AJC’s Global Forum in Washington, D.C., addressed the rise of anti-Semitism around the world and introduced the newly formed Black-Jewish Caucus in Congress.
In addition, the AJC created a Community of Conscience, an alliance with groups of people who may also be targets of hate, including people of all faiths and races.
About two dozen people from Greater Cleveland attended, listening to video addresses from presidential candidates and lobbying members of Congress.
Among them was Scott Matasar, who was elected to serve AJC’s National Board of Governors, joining Anne Meyers, Bob Hexter and Bob Gries, the latter two serving on the board for more than 50 years. Gries, at age 90, attended the forum.
Overall, about 2,500 people representing 59 countries attended the conference.
Founded in 1906, the AJC works to combat anti-Semitism in the United States, advocates for democracy and does global diplomacy to safeguard Jews, all people and Israel.
For Lee C. Shapiro, AJC Cleveland’s regional director, one of the proudest moments was listening to U.S. Sen. Rob Portman, R-Cincinnati, speak at a plenary session.
Portman referred to his May 5 appearance in Cleveland at the AJC’s 75th celebration, where he was on a panel with U.S. Sen.

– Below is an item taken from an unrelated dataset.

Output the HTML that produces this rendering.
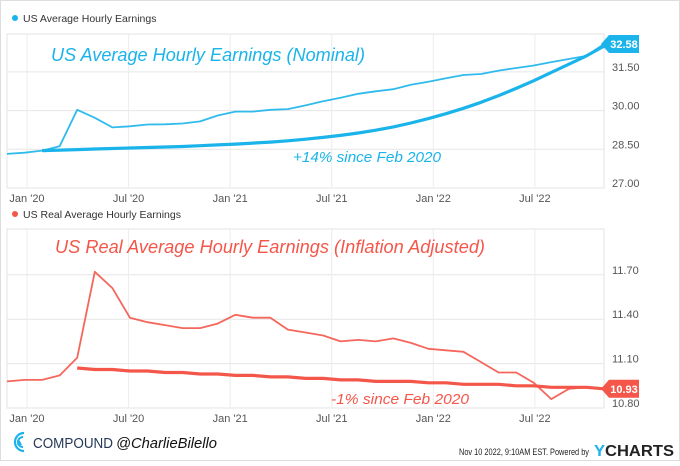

Sherrod Brown, D-Cleveland, moderated by AJC CEO David Harris.
“You carry the torch for a mission that is really simple to say but really difficult to carry out,” Portman said. “That’s building a safer and more secure future for the Jewish people, for Israel and for all humanity.
“The cycle of hate has become all too familiar,” he said. “The first obligation of all of us – but especially those of us who are in leadership positions – is to state clearly, ‘Stop the hate now.’ Just state it clearly.”
Portman said he is working on increasing the amount of funding that goes toward securing houses of worship from $60 million to $75 million, with that additional $15 million going toward rural houses of worship.
“An attack on one of us is an attack on all of us,” he said.
Portman has co-sponsored legislation to fight the boycott, divestment and sanctions movement.
“I call BDS what it is, which is discrimination,” he said, adding he is continuing to work on that issue at the international level, specifically naming the UN Human Rights Commission and the European Union.
“I view these international organizations as actually the biggest threat right now on the BDS front,” he said. “They are proposing, as you may know, to blacklist all U.S. companies that do business east of the green line.”
Portman said BDS applies a double standard and strikes at the legitimacy of Israel.
He also spoke of the importance of American leadership on the world stage.
Rachel Uram, president of AJC Cleveland, said highlights included meeting people from the forum’s international audience.
“The people that go to the conference are half of what draws me,” she said, adding that much of what she learned came in off-the-record seminars. “Often, the AJC doesn’t publish their names because they’re coming at great risk to their family.”
The conference included separate tracks for young leaders and campus leaders.
As a regional president, Uram attended the presidents’ meeting, which was attended by all of the presidents of the AJC’s 22 regions across the country.
AJC’s first female president, Harriet Schleifer, was elected, which Shapiro said she found thrilling.
Uram attended a panel discussion on the yellow vest movement in France which she found to be enlightening, she said, adding one of the points made was about going beyond tolerance.
“There really needs to be a respect for individuals,” she said. “There was some discussion about that.”
Of a panel on Iran that she attended, she said, “There were things that came out that you just don’t think about,” particularly the absence of Jews in Arab countries today.
Uram said she was also impressed with the bipartisan nature of the forum, citing Portman’s talk as an example.
On the final day, Cleveland delegates met with staff and U.S. representatives in the nine congressional districts covered by the Cleveland region.
Shapiro said all nine congresspeople had already signed onto the Congressional Bipartisan Task Force for Combating Anti-Semitism.
“From beginning to end, this year’s Global Forum was riveting – it was thoughtful, enlightening, and inspirational,” Shapiro wrote in an email. “Global Forum provides Clevelanders with an extraordinary opportunity to listen, learn and engage in AJC’s mission through advocacy and diplomacy. Part of the excitement is processing all that we have learned with our leadership and bringing it back to the impactful work we do here in Cleveland.”